Die wertvolle Zertifizierung ist ein feiner Erfolg für die Initiatoren; und der Erfolg hat immer viele Väter. In diesem Fall ist es aber Fakt. Was jetzt Kulturerbe-Realität erfährt, entspringt einer Bierlaune. Mit einem Glas Bier in der Hand fing bei "Unges Pengste" in Korschenbroich alles an. Seither treibt ein Trio aus dem Rhein-Kreis das Kulturerbe-Projekt voran: Ansgar Heveling, Bundestagsabgeordneter aus Korschenbroich, der ebenfalls aus Korschenbroich stammende Horst Thoren als Vizepräsident der Europäischen Gemeinschaft Historischer Schützen (EGS) und deren Generalsekretär Peter-Olaf Hoffmann, der ehemalige Bürgermeister der Stadt Dormagen.

Ohne die Argumentationsstärke, den Fleiß und die Hartnäckigkeit der Befürworter aus dem Rhein-Kreis wäre das Projekt Kulturerbe womöglich nicht erfolgreich abgeschlossen worden. Zum Kreis der starken Unterstützer zählte von Beginn an auch Thomas Nickel, Präsident des Neusser Bürger-Schützen-Vereins.

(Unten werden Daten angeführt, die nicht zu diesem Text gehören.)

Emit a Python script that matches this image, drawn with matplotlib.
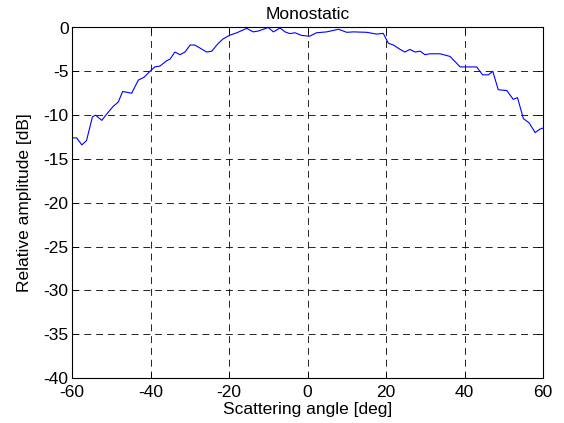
import matplotlib
matplotlib.use("Agg")
import matplotlib.pyplot as plt

angle = [-60.1, -58.8, -57.5, -56.3, -54.8, -54.0, -52.4, -51.2, -49.5, -48.2,
         -47.1, -44.8, -43.1, -41.7, -39.9, -38.9, -37.6, -35.9, -35.0, -33.8,
         -32.5, -31.2, -29.9, -28.7, -25.7, -24.4, -22.7, -21.5, -19.9, -18.0,
         -15.5, -13.8, -12.5, -10.0, -8.7, -7.0, -5.7, -4.5, -3.2, -1.5,
         0.5, 2.3, 4.9, 7.9, 10.0, 11.7, 15.1, 17.6, 19.3, 20.6,
         21.9, 23.6, 24.8, 26.1, 27.4, 28.7, 29.9, 31.2, 33.8, 36.3,
         37.6, 38.9, 40.6, 43.1, 44.6, 46.1, 47.2, 48.6, 50.8, 52.4,
         53.5, 55.0, 56.5, 58.0, 59.2, 60.5]
amplitude = [-12.6, -12.6, -13.4, -12.9, -10.2, -10.0, -10.6, -9.9, -9.0, -8.5,
             -7.3, -7.5, -6.0, -5.7, -4.9, -4.5, -4.4, -3.8, -3.6, -2.8,
             -3.1, -2.8, -2.0, -2.0, -2.8, -2.7, -1.8, -1.3, -0.9, -0.6,
             -0.1, -0.5, -0.4, 0.0, -0.5, -0.06, -0.5, -0.7, -0.6, -0.9,
             -1.0, -0.6, -0.5, -0.2, -0.55, -0.5, -0.55, -0.75, -0.67, -1.8,
             -2.0, -2.5, -2.8, -2.5, -2.8, -2.7, -3.1, -3.0, -3.0, -3.3,
             -3.9, -4.5, -4.5, -4.5, -5.4, -5.4, -5.0, -7.1, -7.2, -8.2,
             -8.0, -10.4, -10.9, -12.0, -11.6, -11.4]
xticks = [-60, -40, -20, 0, 20, 40, 60]
yticks = [-40, -35, -30, -25, -20, -15, -10, -5, 0]

plt.rcParams['font.family'] = ['Liberation Sans', 'DejaVu Sans']
plt.rcParams['axes.unicode_minus'] = False
plt.rcParams['lines.scale_dashes'] = False

fs = 12.5
fig = plt.figure(figsize=(5.64, 4.23), dpi=100)
ax = fig.add_axes([72/564, 1 - 378/423, (543-72)/564, (378-27.5)/423])
ax.plot(angle, amplitude, color='#0000ff', linewidth=0.8)
ax.set_xlim(-60, 60)
ax.set_ylim(-40, 0)
ax.set_xticks(xticks)
ax.set_yticks(yticks)
ax.grid(True, color='black', linestyle=(0, (5, 3.5)), linewidth=0.6)
ax.tick_params(direction='in', top=True, right=True, length=4, width=0.6,
               colors='black', labelsize=fs)
ax.tick_params(axis='x', pad=5)
ax.tick_params(axis='y', pad=2.5)
for s in ax.spines.values():
    s.set_linewidth(0.8)
ax.set_xlabel('Scattering angle [deg]', fontsize=fs, labelpad=1.5)
ax.set_ylabel('Relative amplitude [dB]', fontsize=fs, labelpad=8)
ax.set_title('Monostatic', fontsize=fs, pad=6)
fig.savefig('out.png', dpi=100)
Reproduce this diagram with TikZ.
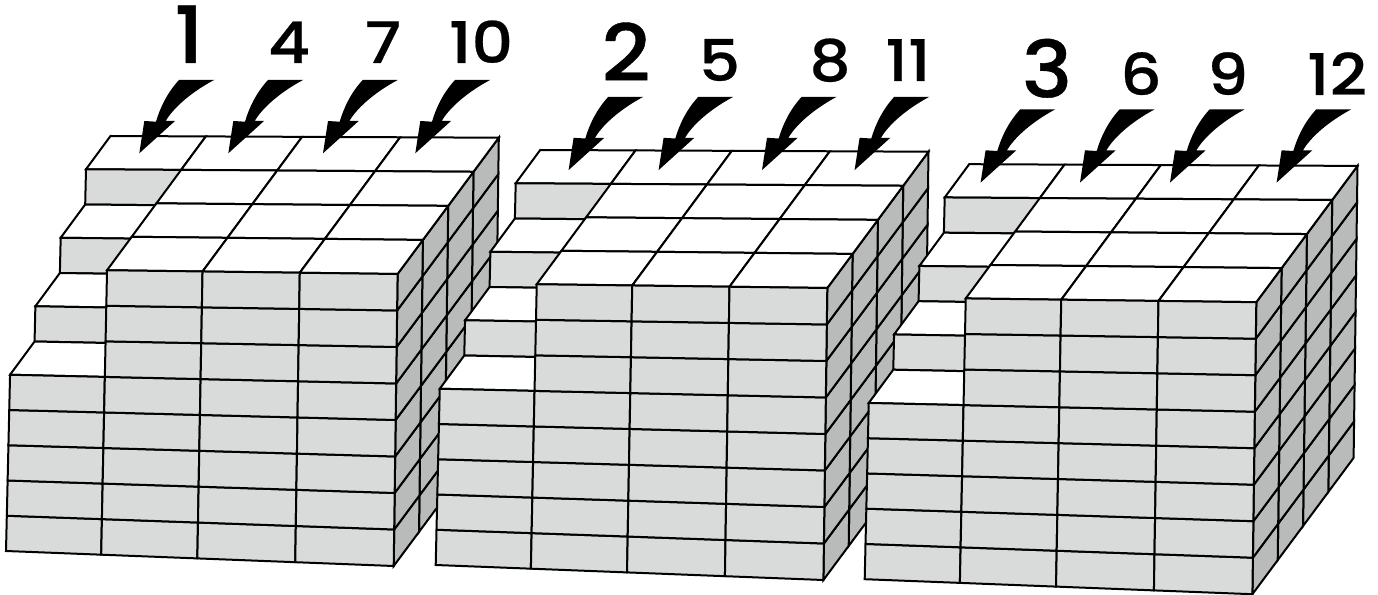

Die Berufung in den Rang eines Kulturerbes ist eine Anerkennung für die Bruderschaften und die weltlichen Vereine in Deutschland, doch das Schützenwesen kennt - zumindest in Mitteleuropa - keine Grenzen. Bestes Beispiel sind die regelmäßigen Europaschützenfeste, die Ende August ihre 18. Auflage im niedersächsischen Peine fanden. Insofern werden die Schützen die Anerkennung in Deutschland nur als einen Etappensieg betrachten. Das macht auch EGS-Präsident Charles-Louis Prinz von Merode deutlich, der als Belgier in Deutschland wohnt. Er betont die grenzüberschreitende Tradition des Schützenwesens als "von herausragender Bedeutung". In den Niederlanden sei das Schützenwesen schon seit längerem als immaterielles Kulturerbe anerkannt: "Mit der Anerkennung nun auch in Deutschland sind wir der europäischen Anerkennung einen wichtigen Schritt näher gekommen."

Die Aufwertung zum Kulturerbe ist für das Schützenwesen aber nicht nur Anerkennung für Verdienste der Vergangenheit mit musealem Charakter, sondern als Träger eines Kulturerbes stehen die Schützen nun auch in der Pflicht, gesellschaftliche Kraft zu sein, die Verantwortung für das Gemeinwesen übernimmt, Nachbarschaft lebt, Geborgenheit bietet und vor allem offen ist für all jene, die bei uns Schutz, Sicherheit, Perspektive und somit eine (zweite) Heimat suchen.